United Future leader Peter Dunne cannot wait for the year to end after a tough 12 months in politics.
And ACT Party leader John Banks will also be happy to see the end of 2013, although he says he ends the year with his head held high.
Radio New Zealand's political editor Brent Edwards looks at how the minor parties fared in 2013.
For Mr Dunne and Mr Banks things couldn't have gone worse. Both stepped down as ministers.
The United Future leader lost the confidence of Prime Minister John Key after he failed to fully co-operate with the inquiry into who leaked the Kitteridge report on the Government Communications Security Bureau.
"It's been the worst year that I can remember of all the years that I've had in politics," said Mr Dunne, adding he was very happy to see it come to an end.
"Out of it, however, some positives have arisen. The party is in a stronger position organisationally than it was though we still have a big task ahead of us."
John Banks was forced to step down once he faced going to trial over charges he filed a false electoral return after his unsuccessful Auckland mayoral bid in 2010.
But the ACT Party leader says he ends the year with his head held high, despite the ongoing controversy.
"I'm standing very strong, I'm looking forward to my day in court next year to prove my innocence. These charges are much more political than they are legal. The Labour Party have had a field day and some sections of the media have joined them."
Mr Banks has already announced he'll stand down as leader in the early part of next year, and won't contest the Epsom seat for ACT in the 2014 general election.
The Maori Party has not been dogged by the controversy of its two fellow government support parties but it, too, has had a difficult year. A spat over the leadership finally ended when Te Ururoa Flavell replaced Pita Sharples as co-leader although Dr Sharples retained his ministerial responsibilities.
The other co-leader, Tariana Turia, concedes the contest between Dr Sharples and Mr Flavell created damage and was difficult for the party. Mrs Turia says despite how the leadership changeover was portrayed by the media, there was no conflict between the three MPs. She said the party has achieved a lot this year and over the five years it has been supporting the Government.

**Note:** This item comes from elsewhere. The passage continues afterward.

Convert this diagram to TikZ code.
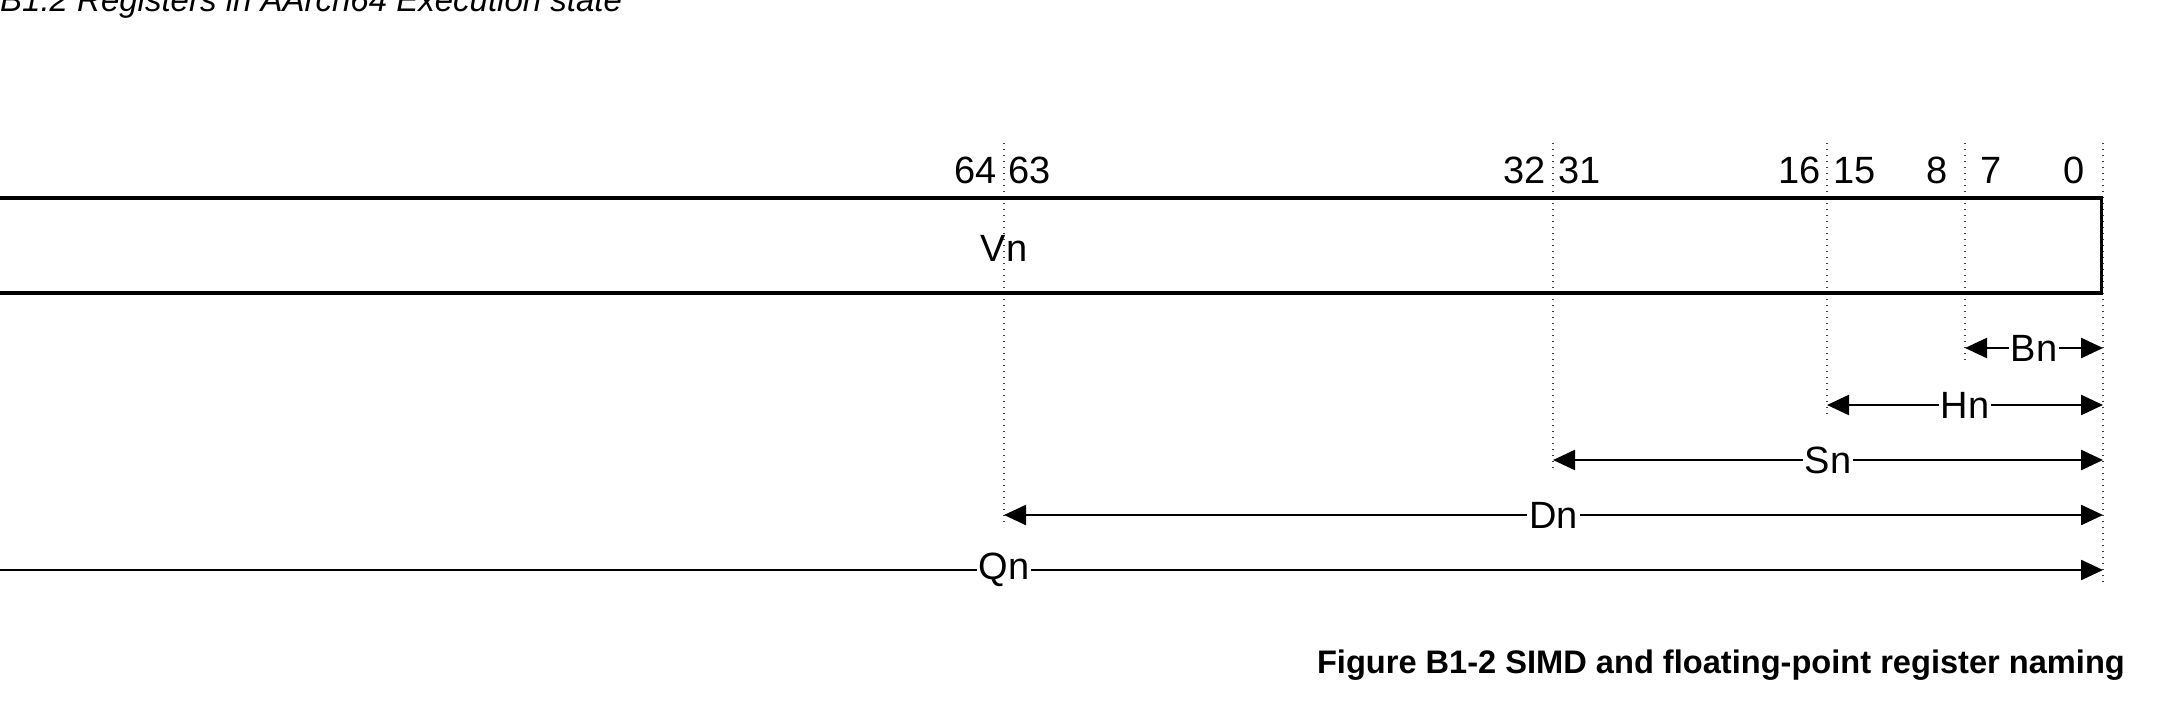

But New Zealand First leader Winston Peters does not agree, saying latest figures show a large proportion of children in poverty are Maori and the party has "dramatically failed them".
Mr Peters has harassed the Maori Party most of the year as he has continued to lift the fortunes of the New Zealand First Party. Now it is talked about openly as a possible support party for either a Labour or National-led Government after next year's election.
The Green Party, too, has had a strong year and co-leader Russel Norman says his party is preparing to be part of the next Government, which will mean making compromises.
"The voters get to decide who has the balance of power within Parliament and so in that situation, if we're not a majority in our own right ... we'll have to compromise, so we'll get some things and we won't get others, but we've certainly worked with people plenty of times in the past, so that's not a problem."
Next year ACT, United Future and the Maori Party will be hoping to shrug off the controversies and problems which dogged them this year. New Zealand First and the Greens will be planning to build on what they've already done. Radio New Zealand was unable to get comment from Mana leader Hone Harawira.